Stan Stableski recently learned a valuable, but expensive lesson:
"You don't send money to get money," said the Washington Township, Lucas County, man, who lost more than $49,000 he wired from his bank account over the last two years in response to a Nigerian e-mail scheme.
In addition, Mr. Stableski, 48, told police he unwittingly deposited into his account a $48,000 check that later turned out to be fraudulent, and when it cleared wired that money away as well. He discovered he was the victim of a scheme after the bank notified him that it was freezing his account and holding him responsible for the check.
"I'm hoping something good comes out it," he said yesterday to The Blade.

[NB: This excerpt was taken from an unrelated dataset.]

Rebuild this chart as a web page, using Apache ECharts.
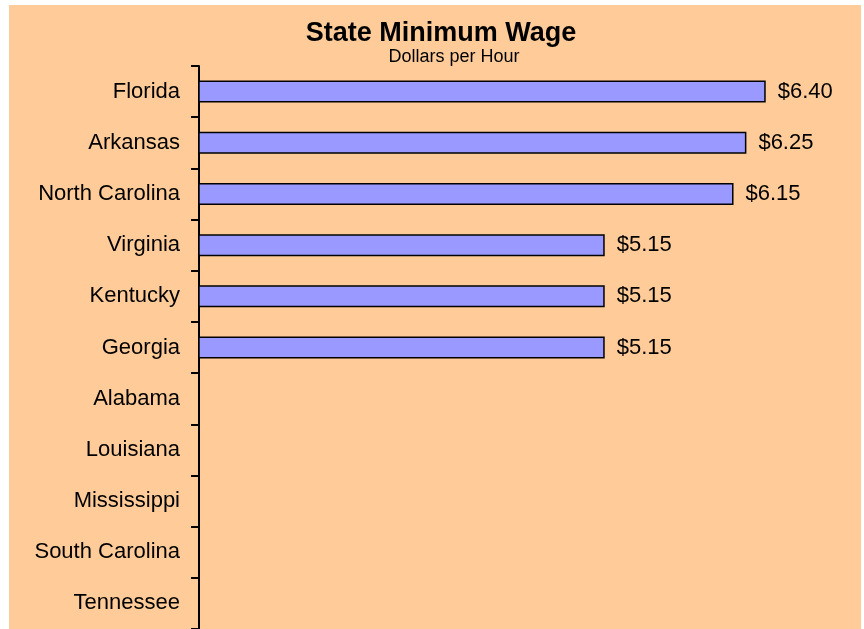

Mr. Stableski told township police Friday that the first e-mail he received from one of three suspects involved in the scam stated he was entitled to an inheritance totaling one third of $42.3 million, or about $12.5 million after fees were deducted.
He was advised that before the inheritance could be released, he had to send $430,000 to pay past debts of the deceased before the inheritance could be released. He was made to believe other investors were willing to put up a large part of the $430,000, but he would be required to pay a portion, according to a police report.
The suspects asked for funds multiple times during the last two years. Mr. Stableski wired $49,123 to them in approximately 36 transfers to Nigeria via Western Union, police said.
The victim was contacted by one of the suspects, supposedly from Washington, in late August and was advised that another $48,000 was needed.
Mr. Stableski said he told the suspect didn't have any more money to send. The suspect then said another investor would send him a check, which he would have to cash and wire to the suspect, according to the report.
Mr. Stableski received a $48,000 check issued against a Florida auto auction account. He deposited the check into his bank account, and once it cleared he wired the funds, police reported.
During the Labor Day weekend, Mr. Stableski went to withdraw money from his bank account and learned it was frozen.
He was told the Florida check he had deposited and disbursed had been reported as fraudulent, and that he was being held liable for the funds, police said.
The suspect from Washington contacted him shortly after Mr. Stableski learned that the check was fraudulent.
Mr. Stableski told the suspect that his bank account had been frozen, and the suspect hung up. No one has contacted the victim since.
"I believed them," he said. "There were times I gave up hope. Things didn't happen the way it was supposed to."
And most of the time, they won't, authorities said.
"You have to be very careful on who you trust your money to, how you invest your money, and how you spend it," said Jim DeLong, special agent in charge of the Toledo FBI office.
He said the Nigerian scheme and others like it come up often. Even though many people don't fall for them - deleting e-mails or throwing out mail - some do.
People often go to the authorities after it's too late, and even then don't report or underreport their loss because they are embarrassed.
"Think back to relatives in that country or relatives who have money or relatives who died recently," Mr. DeLong said.
"If you don't have any of these things, don't respond to them," he added.
Mr. DeLong said the FBI will generate a report on the recent incident and send it to headquarters and to its legate office in Nigeria, which was established as a response to Americans who have lost money to such schemes.
Township police also alerted the Secret Service.
Township police Chief Chris Kaiser said this is the largest sum of money he's seen someone lose in such a scheme.
"It boils down to common sense," Chief Kaiser said of such solicitations. "When in doubt, don't."